My take on it is that the two words, chance and probability, basically describe the same thing but also two distinctly different things.
Chance describes the situation in which things are not predetermined. You flip a coin or roll dice. Nobody knows ahead of time the outcome of such events, therefore the outcome is up to chance.
There is another situation, one alluded to at least twice by Gene Roddenberry [FOOTNOTE]:
stochastic processes. The idea is that the physical universe is so deterministic that if we were to know
all the factors and variables to a problem then we would always know the outcome. For example, let's take rolling two standard dice; eg, the outcome of rolling two cubes with differently numbered unique dots on each side with certain given initial orientations, intimate details of their construction, etc. If we were to know all those many factors (which is humanly impossible), then those processes would all be deterministic, no chance involved.

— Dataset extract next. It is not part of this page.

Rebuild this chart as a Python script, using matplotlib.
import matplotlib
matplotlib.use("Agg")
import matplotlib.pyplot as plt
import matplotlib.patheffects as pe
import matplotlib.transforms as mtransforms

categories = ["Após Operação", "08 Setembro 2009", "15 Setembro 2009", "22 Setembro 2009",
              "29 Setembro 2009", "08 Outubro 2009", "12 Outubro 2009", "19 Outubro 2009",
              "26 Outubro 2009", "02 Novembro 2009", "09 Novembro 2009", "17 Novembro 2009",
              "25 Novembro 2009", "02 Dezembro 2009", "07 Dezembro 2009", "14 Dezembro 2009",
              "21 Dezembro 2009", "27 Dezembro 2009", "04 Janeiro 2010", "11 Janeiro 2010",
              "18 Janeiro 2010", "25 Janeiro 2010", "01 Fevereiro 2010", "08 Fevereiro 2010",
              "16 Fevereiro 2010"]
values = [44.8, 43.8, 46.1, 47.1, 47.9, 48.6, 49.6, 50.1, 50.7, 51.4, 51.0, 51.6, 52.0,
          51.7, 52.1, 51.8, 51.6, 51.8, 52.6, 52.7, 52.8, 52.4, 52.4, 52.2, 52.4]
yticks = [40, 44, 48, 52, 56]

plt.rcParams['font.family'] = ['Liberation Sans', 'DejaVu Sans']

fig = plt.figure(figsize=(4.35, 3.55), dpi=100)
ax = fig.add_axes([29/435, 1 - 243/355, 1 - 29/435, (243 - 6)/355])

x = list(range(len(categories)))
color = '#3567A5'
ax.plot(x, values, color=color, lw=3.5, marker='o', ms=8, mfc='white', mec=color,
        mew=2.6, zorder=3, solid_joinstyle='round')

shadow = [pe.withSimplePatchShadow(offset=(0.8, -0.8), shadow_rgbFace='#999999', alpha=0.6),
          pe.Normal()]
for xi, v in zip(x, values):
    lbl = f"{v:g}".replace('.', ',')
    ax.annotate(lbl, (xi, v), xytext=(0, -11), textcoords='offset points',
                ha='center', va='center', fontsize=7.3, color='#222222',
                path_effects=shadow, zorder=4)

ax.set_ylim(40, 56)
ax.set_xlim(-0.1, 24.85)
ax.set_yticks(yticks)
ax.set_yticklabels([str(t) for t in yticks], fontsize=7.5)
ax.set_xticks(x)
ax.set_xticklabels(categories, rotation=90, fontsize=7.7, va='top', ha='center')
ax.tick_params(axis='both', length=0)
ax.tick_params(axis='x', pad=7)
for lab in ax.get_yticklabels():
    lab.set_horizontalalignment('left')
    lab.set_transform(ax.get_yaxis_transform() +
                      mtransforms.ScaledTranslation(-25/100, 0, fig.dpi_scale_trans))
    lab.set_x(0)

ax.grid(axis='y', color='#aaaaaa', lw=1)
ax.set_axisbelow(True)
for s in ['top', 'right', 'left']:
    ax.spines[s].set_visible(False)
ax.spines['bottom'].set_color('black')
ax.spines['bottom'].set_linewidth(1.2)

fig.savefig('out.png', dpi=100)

But since we cannot possibly know all those many different factors
BTW, to delve into just some of the variables to think of when making dice, look into that work of retired USAF enlisted and wargamer,
Lou Zocchi of GameScience.
[FOOTNOTE]
Gene Roddenberry created two different story-lines about androids that I am aware of: Androids CDR Data and Questor of
The Questor Tapes (1974). Both androids performed the exact same task (Data in
The Royale (S2E12--1989March27)).
In both scenes, the android finds himself at a craps table and must win the toss. Both androids input all possible factors (including the feel of the craps table), perform the calculations, and make the winning toss.
The idea of stochastics is that such computations are beyond our ability to perform them, so they are better dealt with as probabilistic.